No Brasil, Daniel Alves e Miranda, jogadores do São Paulo com passagens por Internazionale, Atlético de Madrid, Barcelona e Juventus, também publicaram em suas redes sociais: “Futebol transforma vidas. Não permitamos que cartolas estraguem essas possibilidades de pequenos seguirem sonhando”, escreveu Alves. UEFA e FIFA, federações colocadas de lado na criação do torneio, ameaçaram punir os 12 fundadores nos atuais torneios europeus, que ainda estão em andamento, e a vetar os atletas que jogarem a Superliga de atuarem por suas seleções.
A reação das torcidas tampouco favoreceu os ricos dirigentes. Estádios espanhóis, ingleses e italianos, onde jogam os envolvidos, foram tomados por faixas de protesto de torcedores. Antes do jogo do Chelsea, em Londres, pelo campeonato inglês, torcedores se uniram para impedir o ônibus de entrar no estádio enquanto gritavam contra a decisão do clube. Poucas horas depois, ao saírem as primeiras notícias de que o Chelsea abandonaria os 12, os torcedores comemoraram como “um gol na Champions League”, conforme relatou um dos presentes. “Tenho esperança que essa resistência não deixará a Superliga acontecer”, comenta Tostão. “E o melhor jeito de resistir é com o mundo do futebol protestando. Os torcedores não querem perder essa ligação porque isso é uma parte da vida deles”.

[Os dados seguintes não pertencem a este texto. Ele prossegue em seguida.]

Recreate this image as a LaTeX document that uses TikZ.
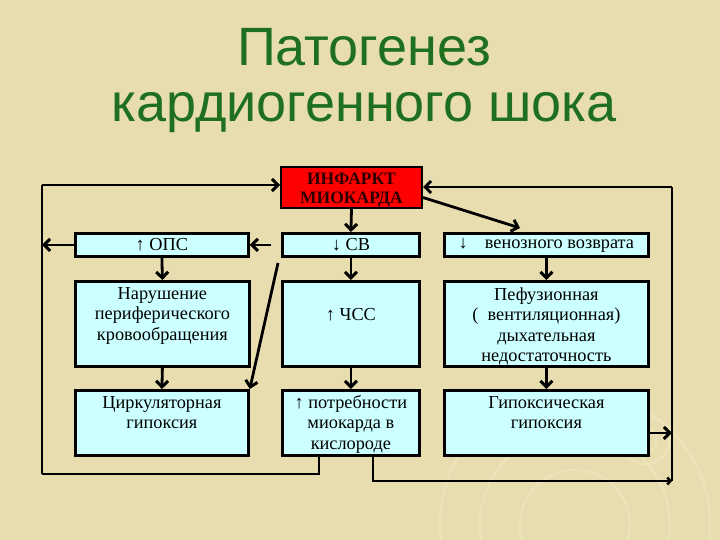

Com os rumos mais recentes apontando para mais desistências ―até a publicação desta reportagem já eram seis dos 12―e a implosão da cúpula liderada por Florentino Pérez, foi divulgado que dirigentes dos 12 clubes deveriam se reunir ainda nesta terça para decidir sobre o futuro da Superliga. “Mesmo que não dê certo, essa queda de braço vai trazer alguma reforma para o futebol europeu, e eu torço para que isso aconteça. Ser contra a Superliga não quer dizer que o modelo atual está ótimo”, opina Tostão. Para ele, novas mudanças passam por um calendário mais organizado e mais condições a todos os times de oferecerem mais qualidade, e devem trazer impactos no Brasil à “turma grande” que acompanha o futebol europeu. “Não são fanáticos, mas gostam de ver bons jogos”, diz ele. “É inevitável pensar que alguns clubes dominem o futebol, mas o negócio precisa ser rentável para grandes, médios, pequenos e todos os seus torcedores”, finaliza.